私達の身の回りには、気が付かないほど多くのレンズに囲まれています。例を挙げるならば、家に入る際に鳴らすインターフォンもカメラ内蔵の物が増えて来ています。

家のドアに付けられているドアスコープ、エアコン・テレビなどのリモコンに付いている赤外線を必要な方向へ投射するためのレンズ、視力を補正するための眼鏡等、家の中を探すだけでも様々なレンズが見つかります。

車へ乗れば、夜間走る際に必要なヘッドライトの内部にもミラーやレンズが含まれています。役割としては、照射する光を明るく遠くまで照らすというのは当然ですが、実は対向車に対してまぶしすぎない様、計算された複雑な形状のガラスになっています。

生活の中で良く利用する、コンビニエンスストア、銀行ATM等、セキュリティを高めなければいけない所には、間違いなく監視カメラが設置されています。例を挙げていけばキリがありませんが、普段の私たちの生活の中にレンズというものが欠かせなくなっています。

レンズが使われている製品の代表的なものといえるのが、『カメラ』です。現在では、デジタルが主流になっていますが、「風景を映す」というレンズを使った基本構造はあまり変化はありません。カメラにも用途により、様々な形状・種類があり、必ずレンズは使用されていますが、レンズの果たしている役割は、重要かつ普遍のものです。

昨今、パソコンや、携帯電話、カードなど、様々な箇所でICチップというものが利用されていますが、このICチップを製造する装置にもレンズが使用されています。
ICチップの製造は、「ステッパー露光装置」という装置を介して製造されています。

ICチップは爪ほどの大きさのシリコン基盤の上に作られた非常に小さな電子回路ですが、このICチップを製造する際に、レンズが大きな役割を果たしてきます。
ステッパー露光装置にて、複雑な回路パターンを20~30枚ものレンズ群を透過させ、縮小し基盤に焼き付けていきます。
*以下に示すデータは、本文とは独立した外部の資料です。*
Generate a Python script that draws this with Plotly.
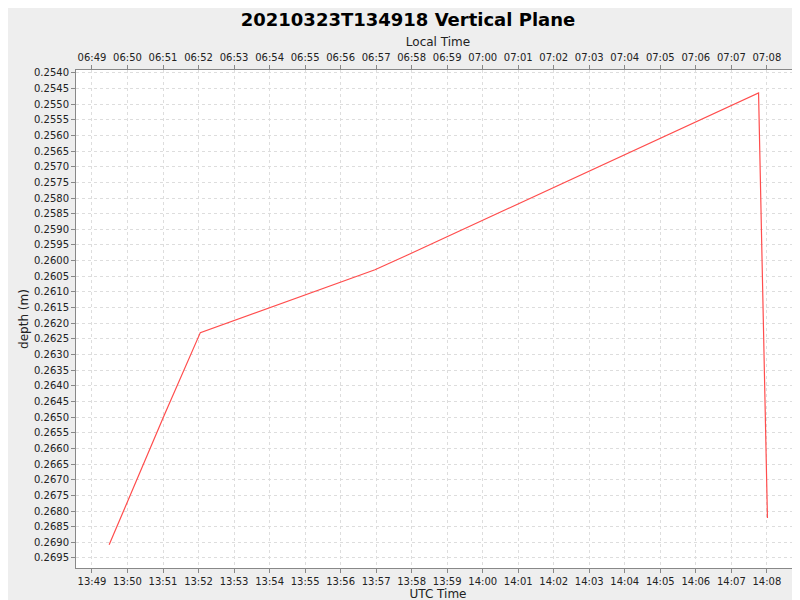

その他、レンズは「読み取る」という役割も持っています。例えば、CD・DVD・BD(Blu-ray Disc)等の記録媒体の読み取り部分にも、プラスチック製の高性能レンズ(ピックアップレンズ)が使われています。

CD・DVD・BD(Blu-ray Disc)の表面にはピットと呼ばれる非常に細かい凹凸があり、そこにレーザー光線を当てて凹凸のパターンを読みとるのですが、そこでもレンズが重要な役割を担っています。

コピー機も同じように、コピーしたい物に光を当て、コピーしたい物を読み取り、さらに感光ドラム上に等倍、あるいは拡大・縮小した像を形成し転写します。FAXも同じような原理となります。

この他にも、映画館等で使われる、物体の像を拡大してスクリーンに投影するプロジェクタ、手元に置いたフィルムを拡大して投影するOHPでも、照明部分と投影部分にレンズが使われています。

IT機器の部品として使用されているレンズは、いわゆる一般的なレンズの形状だけでなく、かまぼこ型であるシリンドリカルレンズ、ドーナツ形であるトロイダルレンズ、ハエの目の様な形状をしたフライアイレンズ等、複雑な形状のレンズも使用されます。これらのレンズは、他の機器の技術が進むにつれ、それに合わせ作られたものです。

このように、普段気付きにくいかもしれませんが、様々な新しい技術と共にそれと組み合わせたレンズの利用が盛んに進められています。